Larger than the average bear: there's a 2-kilometer-wide bear's face on the surface of Mars, space scientists say / © NASA/JPL-Caltech/UArizona/AFP
Yogi, Paddington and Winnie the Pooh, move over. There's a new bear in town. Or on Mars, anyway.
The beaming face of a cute-looking teddy bear appears to have been carved into the surface of our nearest planetary neighbor, waiting for a passing satellite to discover it.
And when the Mars Reconnaissance Orbiter passed over last month, carrying aboard the most powerful camera ever to venture into the Solar System, that's exactly what happened.
Scientists operating the HiRISE (High Resolution Imaging Science Experiment), which has been circling Mars since 2006, crunched the data that made it back to Earth, and have now published a picture of the face.
"There's a hill with a V-shaped collapse structure (the nose), two craters (the eyes), and a circular fracture pattern (the head)," said scientists at the University of Arizona, which operates the kit.
Each one of the features in the 2,000-meter (1.25-mile)-wide face has a possible explanation that hints at just how active the surface of the planet is.
"The circular fracture pattern might be due to the settling of a deposit over a buried impact crater," the scientists said.
"Maybe the nose is a volcanic or mud vent and the deposit could be lava or mud flows?"
HiRISE, one of six instruments aboard the Orbiter, snaps super-detailed pictures of the Red Planet helping to map the surface for possible future missions, either by humans or robots.

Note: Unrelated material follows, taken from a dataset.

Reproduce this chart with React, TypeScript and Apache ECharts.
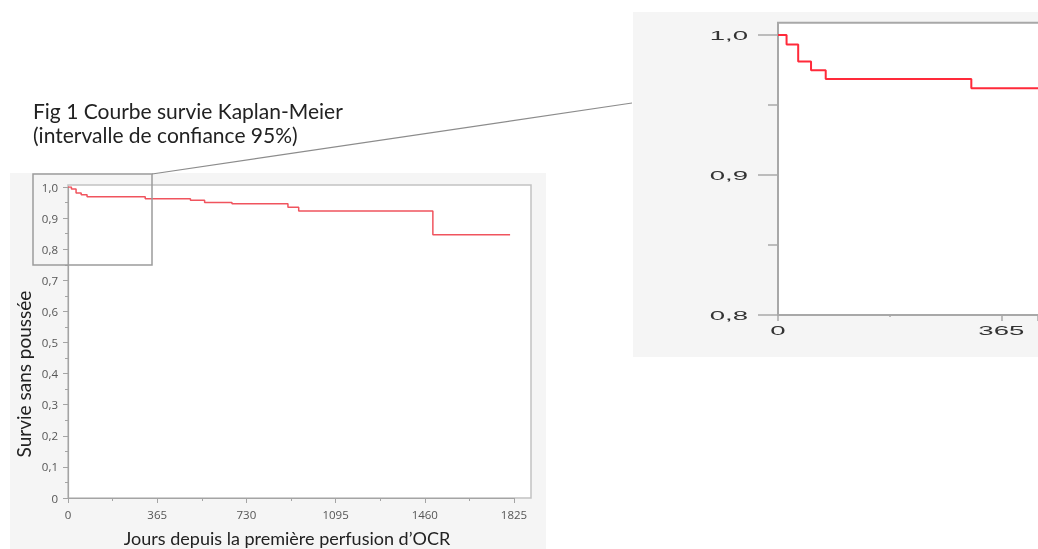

Over the last ten years the team has managed to capture images of avalanches as they happened, and discovered dark flows that could be some kind of liquid.
They've also found dust devils twirling across the Martian surface, as well as a feature that some people thought looked a lot like Star Trek's Starfleet logo.
One thing they have not found, however, is the little green men who were once popularly believed to inhabit the planet.